Building a Self-Healing Systemd Service on AlmaLinux 8 (Without External Monitoring)

Overview

In many production environments, service availability depends on external monitoring systems such as Prometheus, Zabbix, or cloud-provider health checks. While effective, these systems introduce additional complexity and dependencies.

A lesser-known but highly effective approach is to leverage systemd’s native watchdog and restart capabilities to create self-healing services that automatically detect failures and recover without external tools.

This document explains how to design and deploy a self-healing systemd service on AlmaLinux 8 using built-in systemd features only.

Use Cases

Critical internal services without monitoring agents
Edge or isolated systems
Minimal installations
Bootstrap environments
Fallback protection when monitoring systems fail

Prerequisites

AlmaLinux 8
systemd (default)
Root or sudo access
A long-running service or script

Step 1: Create a Sample Service Script

Create a service script that simulates a long-running process.

nano /usr/local/bin/example-service.sh

Add the following content:

#!/bin/bash

while true; do
    echo "$(date) - Service heartbeat"
    sleep 5
done

Make it executable:

chmod +x /usr/local/bin/example-service.sh

Step 2: Create systemd Service Unit

nano /etc/systemd/system/example-selfhealing.service

Add:

[Unit]
Description=Example Self-Healing Service
After=network.target

[Service]
Type=simple
ExecStart=/usr/local/bin/example-service.sh
Restart=always
RestartSec=3
WatchdogSec=10
NotifyAccess=main

[Install]
WantedBy=multi-user.target

Step 3: Enable systemd Watchdog

Modify the script to notify systemd.

nano /usr/local/bin/example-service.sh

Replace content with:

#!/bin/bash

while true; do
    systemd-notify WATCHDOG=1
    sleep 5
done

Step 4: Reload systemd and Start Service

systemctl daemon-reexec
systemctl daemon-reload
systemctl enable example-selfhealing.service
systemctl start example-selfhealing.service

Step 5: Verify Service Health

Check service status:

systemctl status example-selfhealing.service

Verify watchdog activity:

journalctl -u example-selfhealing.service

Step 6: Simulate Failure

Forcefully terminate the service:

pkill -9 -f example-service.sh

systemd automatically restarts it within seconds.

Step 7: Verify Automatic Recovery

systemctl status example-selfhealing.service

Restart count increases, confirming recovery.

Advanced Hardening Options

Limit Restart Storms

StartLimitIntervalSec=60
StartLimitBurst=3

Resource Control

MemoryMax=256M
CPUQuota=50%

Failure Actions

OnFailure=emergency.target

Logging and Auditing

journalctl -u example-selfhealing.service --since "10 minutes ago"

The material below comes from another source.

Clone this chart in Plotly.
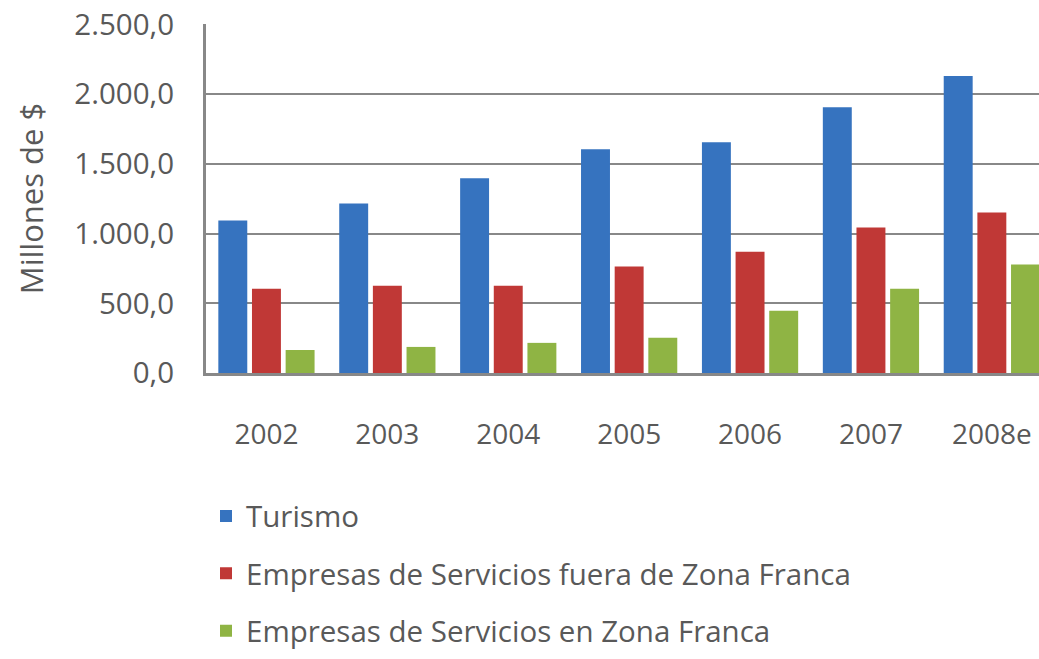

Why This Approach Is Valuable

No external agents required
Faster recovery than monitoring alerts
Reduced system complexity
Built-in to systemd
Highly reliable

This technique is widely used internally by enterprise Linux teams but is rarely documented publicly.

Conclusion

systemd provides powerful native mechanisms for building self-healing services without relying on third-party monitoring tools.

By correctly configuring restart policies and watchdogs, AlmaLinux 8 systems can automatically recover from many service failures with minimal effort.